> **SET TASK**
Quote all of the data that follows exactly as written, skipping the images.

> **AVAILABLE RECORDS**
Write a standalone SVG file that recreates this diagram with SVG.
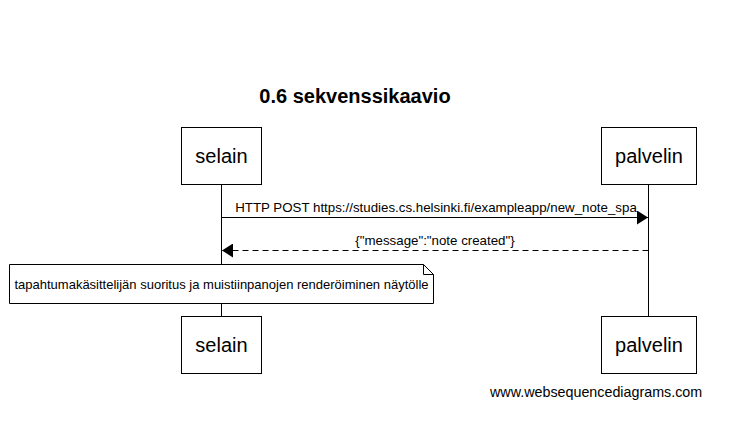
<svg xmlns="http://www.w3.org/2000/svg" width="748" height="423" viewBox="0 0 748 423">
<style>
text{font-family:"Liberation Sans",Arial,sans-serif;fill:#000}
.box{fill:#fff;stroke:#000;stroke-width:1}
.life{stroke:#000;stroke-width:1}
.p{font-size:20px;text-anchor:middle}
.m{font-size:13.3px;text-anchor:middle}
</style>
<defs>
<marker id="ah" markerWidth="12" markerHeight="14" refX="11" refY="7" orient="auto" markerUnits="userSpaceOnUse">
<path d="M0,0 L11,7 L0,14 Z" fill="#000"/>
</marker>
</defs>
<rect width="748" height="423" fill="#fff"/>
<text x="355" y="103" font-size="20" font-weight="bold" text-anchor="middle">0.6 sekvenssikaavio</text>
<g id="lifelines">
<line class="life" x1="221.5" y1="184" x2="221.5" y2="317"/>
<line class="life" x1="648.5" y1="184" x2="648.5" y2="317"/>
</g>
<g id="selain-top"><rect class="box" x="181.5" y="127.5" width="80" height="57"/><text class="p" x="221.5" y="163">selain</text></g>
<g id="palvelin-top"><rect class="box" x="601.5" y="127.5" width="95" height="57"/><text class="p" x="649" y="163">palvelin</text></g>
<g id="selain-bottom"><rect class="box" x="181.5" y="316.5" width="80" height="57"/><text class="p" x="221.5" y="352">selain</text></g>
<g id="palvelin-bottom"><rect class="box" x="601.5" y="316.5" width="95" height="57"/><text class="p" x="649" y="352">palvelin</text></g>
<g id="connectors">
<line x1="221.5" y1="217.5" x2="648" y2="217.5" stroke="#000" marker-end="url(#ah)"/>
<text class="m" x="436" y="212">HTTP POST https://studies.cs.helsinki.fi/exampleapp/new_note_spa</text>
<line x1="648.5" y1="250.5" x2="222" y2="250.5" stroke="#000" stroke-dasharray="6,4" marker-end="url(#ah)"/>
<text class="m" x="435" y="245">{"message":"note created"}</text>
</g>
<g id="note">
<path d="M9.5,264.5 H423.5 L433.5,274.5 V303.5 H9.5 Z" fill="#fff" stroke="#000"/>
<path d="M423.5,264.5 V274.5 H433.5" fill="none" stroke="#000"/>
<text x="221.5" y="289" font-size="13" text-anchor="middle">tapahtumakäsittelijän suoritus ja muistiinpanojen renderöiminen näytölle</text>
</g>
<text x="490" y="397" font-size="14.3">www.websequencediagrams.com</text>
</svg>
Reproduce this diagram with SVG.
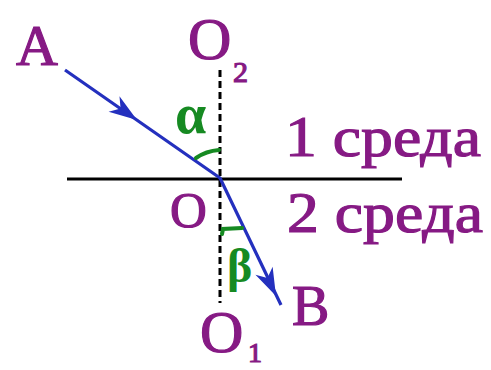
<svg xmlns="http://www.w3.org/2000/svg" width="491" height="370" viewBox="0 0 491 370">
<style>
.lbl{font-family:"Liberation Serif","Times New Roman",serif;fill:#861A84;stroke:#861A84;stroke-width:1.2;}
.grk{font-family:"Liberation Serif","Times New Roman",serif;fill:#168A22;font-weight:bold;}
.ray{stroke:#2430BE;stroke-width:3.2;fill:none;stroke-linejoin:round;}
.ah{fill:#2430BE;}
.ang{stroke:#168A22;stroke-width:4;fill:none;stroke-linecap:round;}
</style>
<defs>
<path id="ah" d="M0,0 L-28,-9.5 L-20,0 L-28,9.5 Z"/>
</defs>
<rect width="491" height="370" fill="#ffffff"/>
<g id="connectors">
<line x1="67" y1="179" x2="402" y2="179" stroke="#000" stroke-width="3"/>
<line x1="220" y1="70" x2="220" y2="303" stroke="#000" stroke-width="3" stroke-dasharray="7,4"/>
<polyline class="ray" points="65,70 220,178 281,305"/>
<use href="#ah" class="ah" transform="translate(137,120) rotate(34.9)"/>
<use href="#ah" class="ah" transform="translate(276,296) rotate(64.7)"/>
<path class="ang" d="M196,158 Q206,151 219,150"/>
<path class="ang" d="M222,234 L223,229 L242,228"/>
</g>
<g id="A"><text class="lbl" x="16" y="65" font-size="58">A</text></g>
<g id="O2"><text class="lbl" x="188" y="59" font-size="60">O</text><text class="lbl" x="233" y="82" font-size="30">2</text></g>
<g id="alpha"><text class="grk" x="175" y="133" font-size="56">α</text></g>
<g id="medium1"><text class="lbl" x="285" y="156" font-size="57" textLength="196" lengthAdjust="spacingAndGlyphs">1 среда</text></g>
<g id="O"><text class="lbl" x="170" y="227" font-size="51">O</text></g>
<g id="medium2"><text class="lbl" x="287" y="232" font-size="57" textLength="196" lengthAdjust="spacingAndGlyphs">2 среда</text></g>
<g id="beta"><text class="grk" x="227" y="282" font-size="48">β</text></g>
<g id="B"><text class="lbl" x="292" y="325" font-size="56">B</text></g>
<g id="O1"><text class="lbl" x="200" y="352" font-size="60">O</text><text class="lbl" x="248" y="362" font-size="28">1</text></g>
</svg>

> **RESULT FOR THIS EXERCISE**
Write a standalone SVG file that recreates this diagram with SVG.
<svg xmlns="http://www.w3.org/2000/svg" width="748" height="423" viewBox="0 0 748 423">
<style>
text{font-family:"Liberation Sans",Arial,sans-serif;fill:#000}
.box{fill:#fff;stroke:#000;stroke-width:1}
.life{stroke:#000;stroke-width:1}
.p{font-size:20px;text-anchor:middle}
.m{font-size:13.3px;text-anchor:middle}
</style>
<defs>
<marker id="ah" markerWidth="12" markerHeight="14" refX="11" refY="7" orient="auto" markerUnits="userSpaceOnUse">
<path d="M0,0 L11,7 L0,14 Z" fill="#000"/>
</marker>
</defs>
<rect width="748" height="423" fill="#fff"/>
<text x="355" y="103" font-size="20" font-weight="bold" text-anchor="middle">0.6 sekvenssikaavio</text>
<g id="lifelines">
<line class="life" x1="221.5" y1="184" x2="221.5" y2="317"/>
<line class="life" x1="648.5" y1="184" x2="648.5" y2="317"/>
</g>
<g id="selain-top"><rect class="box" x="181.5" y="127.5" width="80" height="57"/><text class="p" x="221.5" y="163">selain</text></g>
<g id="palvelin-top"><rect class="box" x="601.5" y="127.5" width="95" height="57"/><text class="p" x="649" y="163">palvelin</text></g>
<g id="selain-bottom"><rect class="box" x="181.5" y="316.5" width="80" height="57"/><text class="p" x="221.5" y="352">selain</text></g>
<g id="palvelin-bottom"><rect class="box" x="601.5" y="316.5" width="95" height="57"/><text class="p" x="649" y="352">palvelin</text></g>
<g id="connectors">
<line x1="221.5" y1="217.5" x2="648" y2="217.5" stroke="#000" marker-end="url(#ah)"/>
<text class="m" x="436" y="212">HTTP POST https://studies.cs.helsinki.fi/exampleapp/new_note_spa</text>
<line x1="648.5" y1="250.5" x2="222" y2="250.5" stroke="#000" stroke-dasharray="6,4" marker-end="url(#ah)"/>
<text class="m" x="435" y="245">{"message":"note created"}</text>
</g>
<g id="note">
<path d="M9.5,264.5 H423.5 L433.5,274.5 V303.5 H9.5 Z" fill="#fff" stroke="#000"/>
<path d="M423.5,264.5 V274.5 H433.5" fill="none" stroke="#000"/>
<text x="221.5" y="289" font-size="13" text-anchor="middle">tapahtumakäsittelijän suoritus ja muistiinpanojen renderöiminen näytölle</text>
</g>
<text x="490" y="397" font-size="14.3">www.websequencediagrams.com</text>
</svg>
Reproduce this diagram with SVG.
<svg xmlns="http://www.w3.org/2000/svg" width="491" height="370" viewBox="0 0 491 370">
<style>
.lbl{font-family:"Liberation Serif","Times New Roman",serif;fill:#861A84;stroke:#861A84;stroke-width:1.2;}
.grk{font-family:"Liberation Serif","Times New Roman",serif;fill:#168A22;font-weight:bold;}
.ray{stroke:#2430BE;stroke-width:3.2;fill:none;stroke-linejoin:round;}
.ah{fill:#2430BE;}
.ang{stroke:#168A22;stroke-width:4;fill:none;stroke-linecap:round;}
</style>
<defs>
<path id="ah" d="M0,0 L-28,-9.5 L-20,0 L-28,9.5 Z"/>
</defs>
<rect width="491" height="370" fill="#ffffff"/>
<g id="connectors">
<line x1="67" y1="179" x2="402" y2="179" stroke="#000" stroke-width="3"/>
<line x1="220" y1="70" x2="220" y2="303" stroke="#000" stroke-width="3" stroke-dasharray="7,4"/>
<polyline class="ray" points="65,70 220,178 281,305"/>
<use href="#ah" class="ah" transform="translate(137,120) rotate(34.9)"/>
<use href="#ah" class="ah" transform="translate(276,296) rotate(64.7)"/>
<path class="ang" d="M196,158 Q206,151 219,150"/>
<path class="ang" d="M222,234 L223,229 L242,228"/>
</g>
<g id="A"><text class="lbl" x="16" y="65" font-size="58">A</text></g>
<g id="O2"><text class="lbl" x="188" y="59" font-size="60">O</text><text class="lbl" x="233" y="82" font-size="30">2</text></g>
<g id="alpha"><text class="grk" x="175" y="133" font-size="56">α</text></g>
<g id="medium1"><text class="lbl" x="285" y="156" font-size="57" textLength="196" lengthAdjust="spacingAndGlyphs">1 среда</text></g>
<g id="O"><text class="lbl" x="170" y="227" font-size="51">O</text></g>
<g id="medium2"><text class="lbl" x="287" y="232" font-size="57" textLength="196" lengthAdjust="spacingAndGlyphs">2 среда</text></g>
<g id="beta"><text class="grk" x="227" y="282" font-size="48">β</text></g>
<g id="B"><text class="lbl" x="292" y="325" font-size="56">B</text></g>
<g id="O1"><text class="lbl" x="200" y="352" font-size="60">O</text><text class="lbl" x="248" y="362" font-size="28">1</text></g>
</svg>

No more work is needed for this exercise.